Can you see now why Paul who write letters encouraging the saints of their citizenship in the kingdom of the heavens and their role as ambassadors of this government? The early church clearly understood the “Kingdom of God” to be a governmental reality that they were declaring, both as a present reality and as a coming reality in the installment of Jesus as an earthly, as well as in the heavens, king and the destruction of all unrighteous government. This why the church in Thessalonica, though Paul was only with them a very short time, had been taught eschatology. Paul simply declared the government of God and the repentance that was necessary before that government destroyed the rebellion of other governments. The apostolic proclamation of the kingdom was governmental.
This is also why Jesus could say that the kingdom was within us when our hearts were submitted to His government. The earth at present is in rebellion against His government and is in the delusion that the rebellion is successful. Those who have repented understand that there is a higher government consisting of a present king that is also coming to destroy the delusion and rebellion on earth. In their repentance, they now become messengers of this government, carrying the reality of it in their hearts and in their witness. This coming government, along with the offer of redemption and immorality through the Spirit, is the cornerstone of the apostolic proclamation of the gospel.
Why is the kingdom demonstrated when signs and wonders occur? It is simple.
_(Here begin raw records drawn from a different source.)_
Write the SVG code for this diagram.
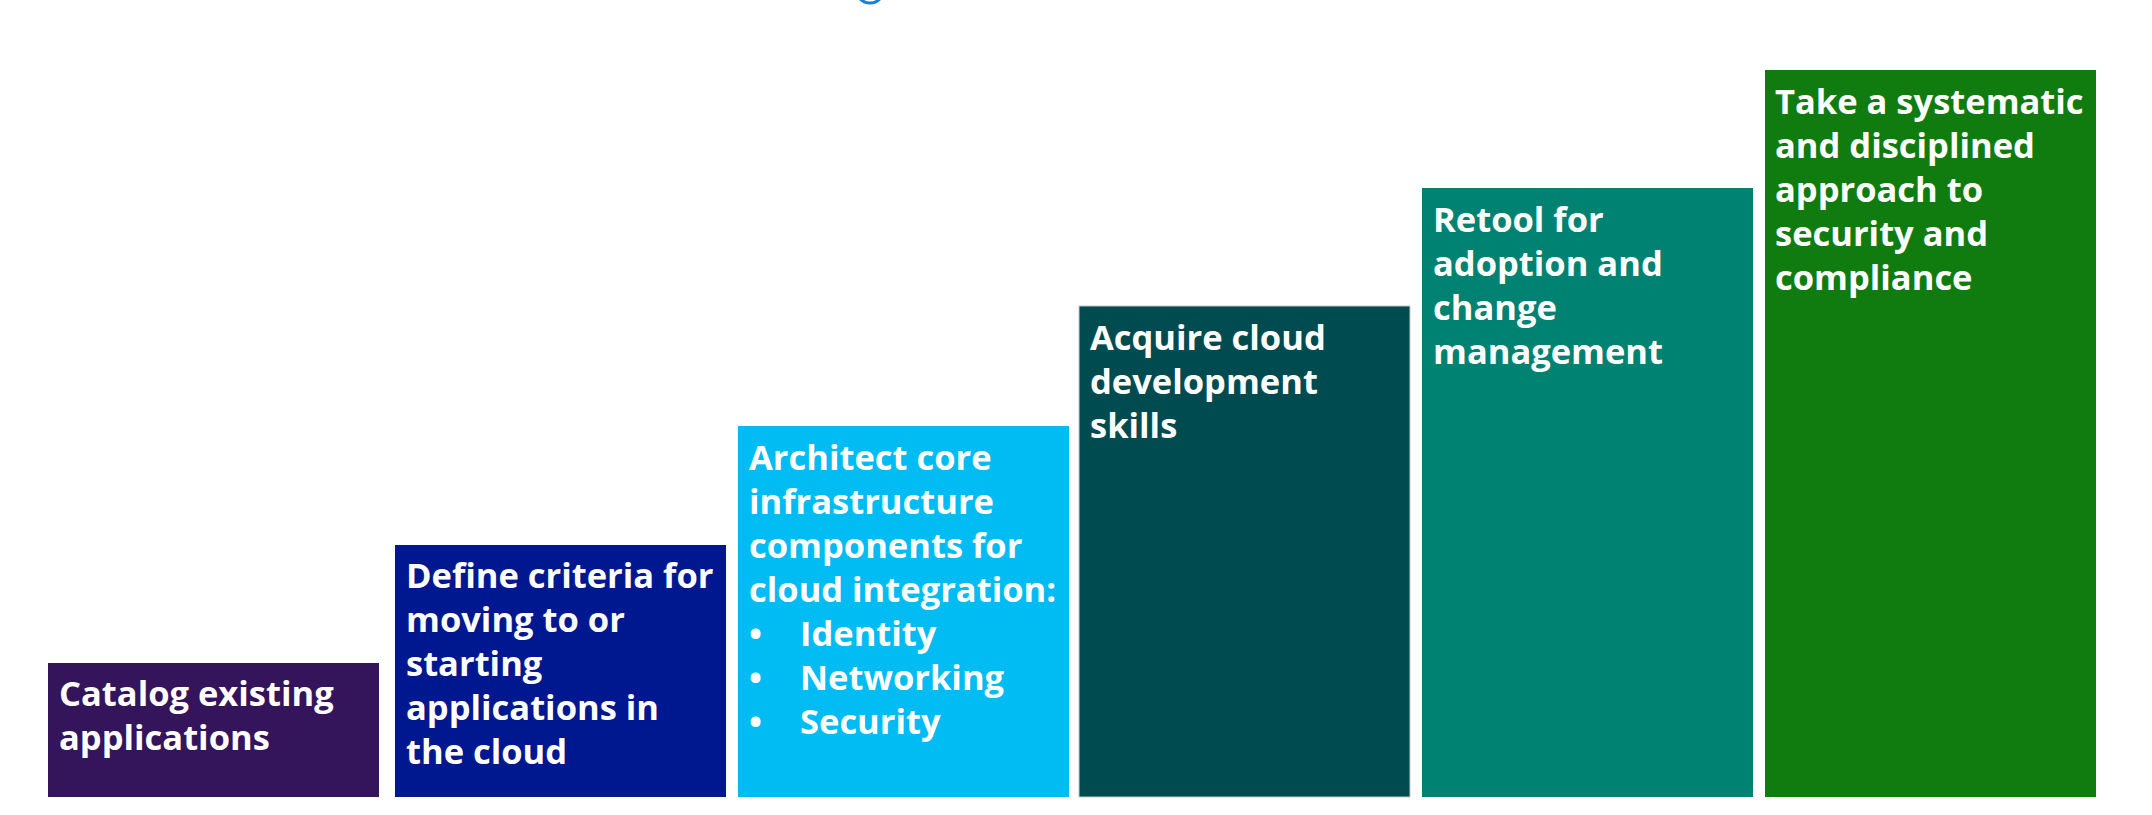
<svg xmlns="http://www.w3.org/2000/svg" width="2152" height="815" viewBox="0 0 2152 815">
<style>
.t{font-family:"Open Sans","Liberation Sans",sans-serif;font-weight:700;font-size:34.5px;fill:#ffffff;}
</style>
<rect width="2152" height="815" fill="#ffffff"/>
<g id="connectors"></g>
<circle cx="870" cy="-11" r="14" fill="none" stroke="#1a7fd8" stroke-width="3"/>
<g id="step1">
<rect x="48" y="663" width="331" height="134" fill="#34145a"/>
<text class="t"><tspan x="59" y="706">Catalog existing</tspan><tspan x="59" y="750">applications</tspan></text>
</g>
<g id="step2">
<rect x="395" y="545" width="331" height="252" fill="#00188f"/>
<text class="t"><tspan x="406" y="588">Define criteria for</tspan><tspan x="406" y="632">moving to or</tspan><tspan x="406" y="676">starting</tspan><tspan x="406" y="720">applications in</tspan><tspan x="406" y="764">the cloud</tspan></text>
</g>
<g id="step3">
<rect x="738" y="426" width="331" height="371" fill="#00bcf2"/>
<text class="t"><tspan x="749" y="470">Architect core</tspan><tspan x="749" y="514">infrastructure</tspan><tspan x="749" y="558">components for</tspan><tspan x="749" y="602">cloud integration:</tspan></text>
<text class="t"><tspan x="749" y="646">•</tspan><tspan x="800" y="646">Identity</tspan><tspan x="749" y="690">•</tspan><tspan x="800" y="690">Networking</tspan><tspan x="749" y="734">•</tspan><tspan x="800" y="734">Security</tspan></text>
</g>
<g id="step4">
<rect x="1079" y="306" width="331" height="491" fill="#004b50" stroke="#c8c8c8" stroke-width="1"/>
<text class="t"><tspan x="1090" y="350">Acquire cloud</tspan><tspan x="1090" y="394">development</tspan><tspan x="1090" y="438">skills</tspan></text>
</g>
<g id="step5">
<rect x="1422" y="188" width="331" height="609" fill="#008272"/>
<text class="t"><tspan x="1433" y="232">Retool for</tspan><tspan x="1433" y="276">adoption and</tspan><tspan x="1433" y="320">change</tspan><tspan x="1433" y="364">management</tspan></text>
</g>
<g id="step6">
<rect x="1765" y="70" width="331" height="727" fill="#107c10"/>
<text class="t"><tspan x="1775" y="114">Take a systematic</tspan><tspan x="1775" y="158">and disciplined</tspan><tspan x="1775" y="202">approach to</tspan><tspan x="1775" y="246">security and</tspan><tspan x="1775" y="290">compliance</tspan></text>
</g>
</svg>
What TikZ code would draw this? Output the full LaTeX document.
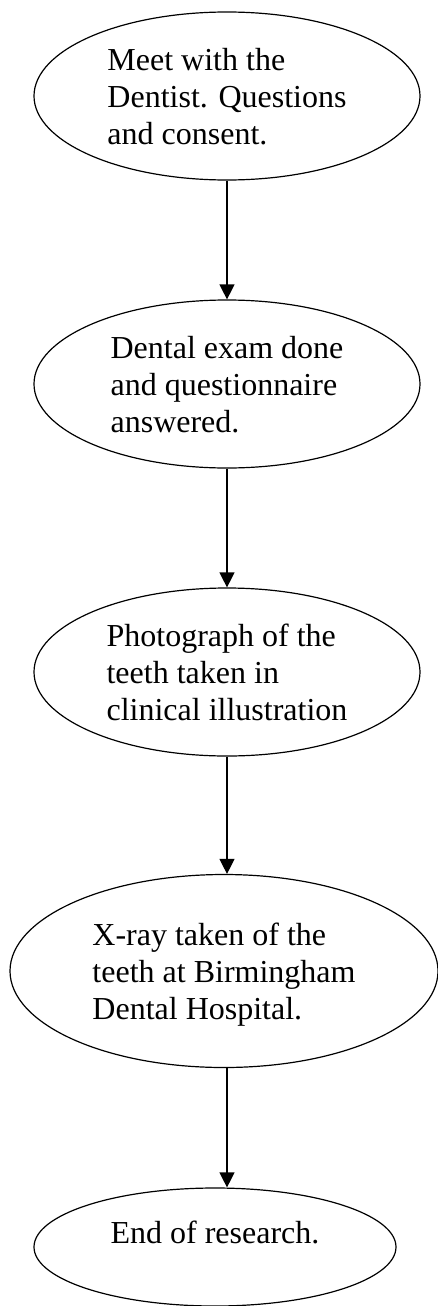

Healing and other signs serve two purposes. First they demonstrate the nature of God’s government. Satan has deceived man that God is a tyrant who desires to inhibit man from true freedom. Healing and deliverance oppose that lie by demonstrating the true nature of God’s government. These signs clearly demonstrate that satan is actually the tyrant and it is God’s government that brings the maximum freedom and pleasure to man.
The second purpose these signs serve is to validate the governmental proclamation of the gospel. We are to declare a present ruling King as well as a King that is coming. How are men, under the delusion of the present rebellion, to know that this proclamation is valid? In order that men might know, God grants signs and wonders as a miraculous testimony that our proclamation is true because they demonstrate an authority beyond that which man, or satan, can exert.
There is much more than can be written on this topic, but this should help to simplify the issue of the “Kingdom of God” or the “Kingdom of Heaven.” Hopefully you can see that it is much simpler than we have made it out to be. It is simply God’s present government which also includes a future military action, led by Jesus, in which He will destroy all rebellion and relocate the headquarters of His government from the heavens to the earth. Many valid insights have been taught over the years, but I fear we have made the kingdom too mystical and not as practical and real as it is.
Let us return to the roots of the faith and the simplicity of the gospel proclamation rather than trying to examine the apostolic proclamation through hundreds of years of philosophy and cultural mindsets that are different from the cultural understanding that Jesus and the apostles preached from.